OBJECTIVE: Only the lines from the one with "Reproduce this diagram with TikZ." through the one with "(0,0) rectangle (1400,731);" are to be restated, word for word, with both of them included.

Records with drawing code
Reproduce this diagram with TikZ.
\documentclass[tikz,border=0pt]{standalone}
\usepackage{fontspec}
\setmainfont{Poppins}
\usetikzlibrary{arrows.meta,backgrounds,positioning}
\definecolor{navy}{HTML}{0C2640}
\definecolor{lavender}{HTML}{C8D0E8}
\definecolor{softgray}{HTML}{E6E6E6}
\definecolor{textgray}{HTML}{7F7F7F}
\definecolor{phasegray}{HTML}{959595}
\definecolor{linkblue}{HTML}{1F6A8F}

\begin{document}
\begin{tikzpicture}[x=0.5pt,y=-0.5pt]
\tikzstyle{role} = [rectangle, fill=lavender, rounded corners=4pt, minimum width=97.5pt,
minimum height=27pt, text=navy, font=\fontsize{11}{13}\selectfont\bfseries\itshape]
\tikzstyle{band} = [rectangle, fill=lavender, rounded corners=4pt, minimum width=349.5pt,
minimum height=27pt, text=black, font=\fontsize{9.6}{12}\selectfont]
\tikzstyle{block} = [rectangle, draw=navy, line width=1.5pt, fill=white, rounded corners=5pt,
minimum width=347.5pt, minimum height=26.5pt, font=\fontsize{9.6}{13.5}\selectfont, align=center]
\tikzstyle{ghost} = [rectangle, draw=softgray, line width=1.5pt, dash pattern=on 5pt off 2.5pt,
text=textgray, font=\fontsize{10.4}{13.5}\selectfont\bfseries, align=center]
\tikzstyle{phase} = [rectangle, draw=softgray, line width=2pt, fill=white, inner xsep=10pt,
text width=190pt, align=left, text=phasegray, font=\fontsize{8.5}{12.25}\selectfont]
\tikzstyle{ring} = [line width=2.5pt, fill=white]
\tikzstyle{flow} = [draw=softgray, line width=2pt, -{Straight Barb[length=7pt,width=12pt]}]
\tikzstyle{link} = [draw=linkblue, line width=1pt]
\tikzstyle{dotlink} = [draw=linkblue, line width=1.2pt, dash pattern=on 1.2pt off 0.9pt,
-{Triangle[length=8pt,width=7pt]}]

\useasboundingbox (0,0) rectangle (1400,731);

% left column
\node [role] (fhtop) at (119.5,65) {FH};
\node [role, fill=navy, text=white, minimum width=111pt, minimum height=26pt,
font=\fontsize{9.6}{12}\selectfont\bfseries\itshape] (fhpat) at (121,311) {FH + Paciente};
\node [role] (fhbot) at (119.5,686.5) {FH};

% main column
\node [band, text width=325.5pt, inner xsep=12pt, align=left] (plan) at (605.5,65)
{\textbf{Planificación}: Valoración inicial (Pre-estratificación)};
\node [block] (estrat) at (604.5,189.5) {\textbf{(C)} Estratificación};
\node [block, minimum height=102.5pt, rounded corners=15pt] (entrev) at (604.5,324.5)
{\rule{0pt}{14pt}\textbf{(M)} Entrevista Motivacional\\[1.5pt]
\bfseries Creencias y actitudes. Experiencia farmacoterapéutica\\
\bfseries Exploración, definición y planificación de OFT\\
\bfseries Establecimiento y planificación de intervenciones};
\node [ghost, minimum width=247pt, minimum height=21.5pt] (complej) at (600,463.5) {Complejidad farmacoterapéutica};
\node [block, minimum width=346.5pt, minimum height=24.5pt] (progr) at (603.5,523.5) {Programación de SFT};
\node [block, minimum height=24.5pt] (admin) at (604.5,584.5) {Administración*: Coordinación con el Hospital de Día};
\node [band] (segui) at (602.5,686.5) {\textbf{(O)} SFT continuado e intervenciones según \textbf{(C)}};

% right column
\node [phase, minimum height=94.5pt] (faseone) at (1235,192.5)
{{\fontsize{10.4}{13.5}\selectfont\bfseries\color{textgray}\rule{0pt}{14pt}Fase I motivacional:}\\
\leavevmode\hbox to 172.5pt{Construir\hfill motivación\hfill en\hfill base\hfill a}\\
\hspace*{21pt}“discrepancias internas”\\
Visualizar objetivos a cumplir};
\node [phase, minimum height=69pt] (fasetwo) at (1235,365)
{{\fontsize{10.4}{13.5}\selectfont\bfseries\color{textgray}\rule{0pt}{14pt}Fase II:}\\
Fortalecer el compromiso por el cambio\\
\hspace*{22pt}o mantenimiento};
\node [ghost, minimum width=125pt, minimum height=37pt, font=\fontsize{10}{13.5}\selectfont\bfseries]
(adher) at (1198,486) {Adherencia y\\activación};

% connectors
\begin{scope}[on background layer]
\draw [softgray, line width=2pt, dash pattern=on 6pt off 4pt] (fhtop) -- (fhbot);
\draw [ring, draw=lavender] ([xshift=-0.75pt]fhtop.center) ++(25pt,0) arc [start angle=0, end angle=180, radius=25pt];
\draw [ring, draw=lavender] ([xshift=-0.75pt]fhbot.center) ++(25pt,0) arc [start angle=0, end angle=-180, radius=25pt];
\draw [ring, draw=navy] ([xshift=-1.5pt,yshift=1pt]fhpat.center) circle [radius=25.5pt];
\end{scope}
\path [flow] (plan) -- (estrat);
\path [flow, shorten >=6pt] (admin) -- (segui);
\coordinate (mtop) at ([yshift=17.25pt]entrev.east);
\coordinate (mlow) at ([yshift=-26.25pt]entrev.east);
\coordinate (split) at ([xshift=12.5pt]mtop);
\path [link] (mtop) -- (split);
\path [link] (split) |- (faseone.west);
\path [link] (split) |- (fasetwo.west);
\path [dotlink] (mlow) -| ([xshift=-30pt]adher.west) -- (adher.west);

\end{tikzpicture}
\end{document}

--

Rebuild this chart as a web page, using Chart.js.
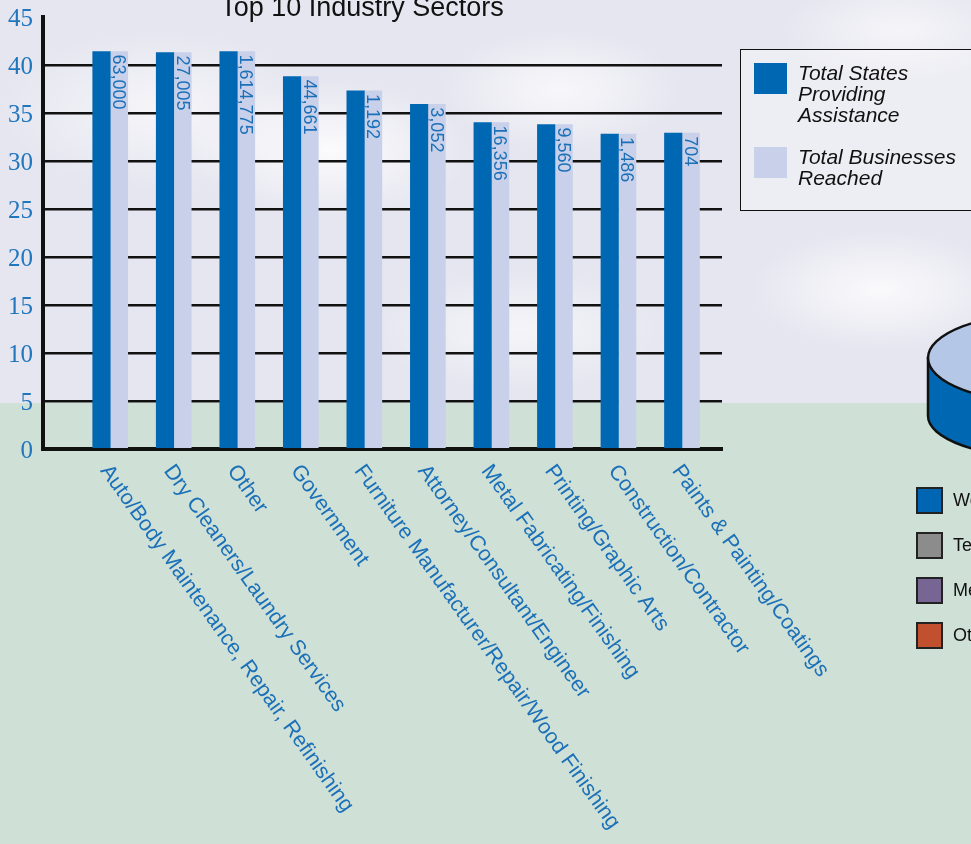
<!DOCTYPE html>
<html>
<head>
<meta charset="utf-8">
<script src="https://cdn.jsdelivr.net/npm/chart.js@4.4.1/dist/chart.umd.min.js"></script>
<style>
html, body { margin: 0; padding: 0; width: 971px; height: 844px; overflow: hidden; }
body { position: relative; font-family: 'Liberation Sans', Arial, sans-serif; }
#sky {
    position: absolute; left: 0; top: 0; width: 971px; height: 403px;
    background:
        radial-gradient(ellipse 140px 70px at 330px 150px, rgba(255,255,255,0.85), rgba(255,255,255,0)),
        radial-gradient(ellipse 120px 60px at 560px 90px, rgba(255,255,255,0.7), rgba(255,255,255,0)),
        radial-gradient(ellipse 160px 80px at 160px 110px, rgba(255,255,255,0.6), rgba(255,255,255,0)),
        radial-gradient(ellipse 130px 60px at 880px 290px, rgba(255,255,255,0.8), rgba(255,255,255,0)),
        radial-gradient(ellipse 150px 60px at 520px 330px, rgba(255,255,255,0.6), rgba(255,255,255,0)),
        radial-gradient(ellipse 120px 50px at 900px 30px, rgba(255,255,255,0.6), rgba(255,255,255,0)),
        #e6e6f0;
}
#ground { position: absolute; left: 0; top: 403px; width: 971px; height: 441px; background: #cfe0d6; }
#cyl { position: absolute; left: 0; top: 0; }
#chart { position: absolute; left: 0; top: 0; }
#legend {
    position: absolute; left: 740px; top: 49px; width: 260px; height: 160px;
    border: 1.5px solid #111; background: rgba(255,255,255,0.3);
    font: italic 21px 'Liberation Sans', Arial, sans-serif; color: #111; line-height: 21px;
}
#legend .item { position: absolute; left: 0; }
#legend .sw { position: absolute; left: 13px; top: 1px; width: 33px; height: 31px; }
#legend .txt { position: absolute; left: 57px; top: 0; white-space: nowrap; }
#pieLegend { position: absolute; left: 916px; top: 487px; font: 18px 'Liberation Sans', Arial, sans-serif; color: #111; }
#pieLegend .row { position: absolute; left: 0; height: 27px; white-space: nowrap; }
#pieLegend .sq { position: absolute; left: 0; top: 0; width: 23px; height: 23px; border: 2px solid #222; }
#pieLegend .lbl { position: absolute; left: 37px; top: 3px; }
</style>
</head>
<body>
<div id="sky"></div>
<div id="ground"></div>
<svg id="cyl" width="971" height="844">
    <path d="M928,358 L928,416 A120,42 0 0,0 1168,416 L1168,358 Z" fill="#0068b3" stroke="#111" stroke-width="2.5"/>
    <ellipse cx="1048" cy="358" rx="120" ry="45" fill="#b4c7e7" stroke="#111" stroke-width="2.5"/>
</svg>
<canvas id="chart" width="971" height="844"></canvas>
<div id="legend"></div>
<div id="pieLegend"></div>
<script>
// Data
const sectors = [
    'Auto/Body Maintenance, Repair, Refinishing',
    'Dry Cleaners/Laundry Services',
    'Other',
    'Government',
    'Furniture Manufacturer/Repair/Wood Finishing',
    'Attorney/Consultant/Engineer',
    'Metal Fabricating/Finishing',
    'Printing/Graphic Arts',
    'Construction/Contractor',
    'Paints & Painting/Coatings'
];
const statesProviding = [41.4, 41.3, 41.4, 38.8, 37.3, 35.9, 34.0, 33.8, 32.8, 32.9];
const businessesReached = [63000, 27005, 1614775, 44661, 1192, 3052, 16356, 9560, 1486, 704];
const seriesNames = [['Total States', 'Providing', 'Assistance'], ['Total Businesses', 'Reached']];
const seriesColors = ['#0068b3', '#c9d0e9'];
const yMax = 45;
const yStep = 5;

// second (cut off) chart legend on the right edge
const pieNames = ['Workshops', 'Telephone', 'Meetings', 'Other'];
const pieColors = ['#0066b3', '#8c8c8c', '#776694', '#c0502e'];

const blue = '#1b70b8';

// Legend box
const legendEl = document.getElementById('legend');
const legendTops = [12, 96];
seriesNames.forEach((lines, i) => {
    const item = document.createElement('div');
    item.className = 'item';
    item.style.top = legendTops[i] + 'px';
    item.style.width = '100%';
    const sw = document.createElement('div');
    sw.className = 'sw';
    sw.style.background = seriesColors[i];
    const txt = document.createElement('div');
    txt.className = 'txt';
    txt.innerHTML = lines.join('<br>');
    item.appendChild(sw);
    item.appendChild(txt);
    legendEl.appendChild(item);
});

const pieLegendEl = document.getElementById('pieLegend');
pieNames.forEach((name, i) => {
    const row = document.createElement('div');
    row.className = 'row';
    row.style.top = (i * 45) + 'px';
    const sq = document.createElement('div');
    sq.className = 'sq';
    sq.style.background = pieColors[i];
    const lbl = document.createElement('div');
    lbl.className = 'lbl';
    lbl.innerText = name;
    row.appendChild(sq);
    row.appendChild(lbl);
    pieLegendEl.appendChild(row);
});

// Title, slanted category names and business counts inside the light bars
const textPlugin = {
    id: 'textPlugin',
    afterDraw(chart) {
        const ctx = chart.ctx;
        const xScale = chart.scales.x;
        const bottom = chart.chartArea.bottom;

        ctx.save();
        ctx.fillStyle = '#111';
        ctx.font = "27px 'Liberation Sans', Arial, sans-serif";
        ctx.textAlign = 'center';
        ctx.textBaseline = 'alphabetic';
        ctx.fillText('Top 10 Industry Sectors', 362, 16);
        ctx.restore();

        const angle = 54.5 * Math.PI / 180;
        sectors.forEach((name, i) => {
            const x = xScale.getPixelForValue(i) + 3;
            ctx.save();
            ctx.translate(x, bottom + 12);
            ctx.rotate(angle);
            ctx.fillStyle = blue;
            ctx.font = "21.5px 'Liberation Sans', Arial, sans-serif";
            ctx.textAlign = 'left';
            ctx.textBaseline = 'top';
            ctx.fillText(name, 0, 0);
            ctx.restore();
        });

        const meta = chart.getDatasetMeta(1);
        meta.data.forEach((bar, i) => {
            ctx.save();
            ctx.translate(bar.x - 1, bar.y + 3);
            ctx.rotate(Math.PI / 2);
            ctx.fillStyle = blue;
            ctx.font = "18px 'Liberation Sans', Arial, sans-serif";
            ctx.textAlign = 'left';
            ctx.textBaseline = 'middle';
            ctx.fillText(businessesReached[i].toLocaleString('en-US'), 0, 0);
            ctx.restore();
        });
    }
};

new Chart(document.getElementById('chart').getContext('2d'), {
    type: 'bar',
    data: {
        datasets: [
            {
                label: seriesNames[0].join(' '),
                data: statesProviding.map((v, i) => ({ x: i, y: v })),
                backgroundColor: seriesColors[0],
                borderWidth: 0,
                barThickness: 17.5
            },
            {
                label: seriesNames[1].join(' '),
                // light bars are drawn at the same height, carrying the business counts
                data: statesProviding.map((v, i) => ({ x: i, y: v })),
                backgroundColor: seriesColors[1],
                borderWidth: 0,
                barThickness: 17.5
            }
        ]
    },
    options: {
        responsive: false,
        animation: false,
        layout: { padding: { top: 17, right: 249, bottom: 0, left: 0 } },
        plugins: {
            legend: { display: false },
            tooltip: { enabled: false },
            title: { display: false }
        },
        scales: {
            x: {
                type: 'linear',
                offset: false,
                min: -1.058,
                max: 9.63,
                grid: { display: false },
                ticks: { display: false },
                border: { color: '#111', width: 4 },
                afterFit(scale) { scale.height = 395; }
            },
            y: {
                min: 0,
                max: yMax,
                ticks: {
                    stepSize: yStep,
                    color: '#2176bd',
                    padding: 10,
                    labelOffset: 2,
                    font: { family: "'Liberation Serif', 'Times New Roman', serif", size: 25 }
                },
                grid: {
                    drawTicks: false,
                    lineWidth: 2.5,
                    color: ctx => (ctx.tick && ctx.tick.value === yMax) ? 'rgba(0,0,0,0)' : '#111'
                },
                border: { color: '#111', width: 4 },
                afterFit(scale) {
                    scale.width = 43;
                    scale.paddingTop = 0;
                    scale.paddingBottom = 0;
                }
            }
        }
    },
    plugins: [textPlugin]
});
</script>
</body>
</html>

FULL OUTPUT:
Reproduce this diagram with TikZ.
\documentclass[tikz,border=0pt]{standalone}
\usepackage{fontspec}
\setmainfont{Poppins}
\usetikzlibrary{arrows.meta,backgrounds,positioning}
\definecolor{navy}{HTML}{0C2640}
\definecolor{lavender}{HTML}{C8D0E8}
\definecolor{softgray}{HTML}{E6E6E6}
\definecolor{textgray}{HTML}{7F7F7F}
\definecolor{phasegray}{HTML}{959595}
\definecolor{linkblue}{HTML}{1F6A8F}

\begin{document}
\begin{tikzpicture}[x=0.5pt,y=-0.5pt]
\tikzstyle{role} = [rectangle, fill=lavender, rounded corners=4pt, minimum width=97.5pt,
minimum height=27pt, text=navy, font=\fontsize{11}{13}\selectfont\bfseries\itshape]
\tikzstyle{band} = [rectangle, fill=lavender, rounded corners=4pt, minimum width=349.5pt,
minimum height=27pt, text=black, font=\fontsize{9.6}{12}\selectfont]
\tikzstyle{block} = [rectangle, draw=navy, line width=1.5pt, fill=white, rounded corners=5pt,
minimum width=347.5pt, minimum height=26.5pt, font=\fontsize{9.6}{13.5}\selectfont, align=center]
\tikzstyle{ghost} = [rectangle, draw=softgray, line width=1.5pt, dash pattern=on 5pt off 2.5pt,
text=textgray, font=\fontsize{10.4}{13.5}\selectfont\bfseries, align=center]
\tikzstyle{phase} = [rectangle, draw=softgray, line width=2pt, fill=white, inner xsep=10pt,
text width=190pt, align=left, text=phasegray, font=\fontsize{8.5}{12.25}\selectfont]
\tikzstyle{ring} = [line width=2.5pt, fill=white]
\tikzstyle{flow} = [draw=softgray, line width=2pt, -{Straight Barb[length=7pt,width=12pt]}]
\tikzstyle{link} = [draw=linkblue, line width=1pt]
\tikzstyle{dotlink} = [draw=linkblue, line width=1.2pt, dash pattern=on 1.2pt off 0.9pt,
-{Triangle[length=8pt,width=7pt]}]

\useasboundingbox (0,0) rectangle (1400,731);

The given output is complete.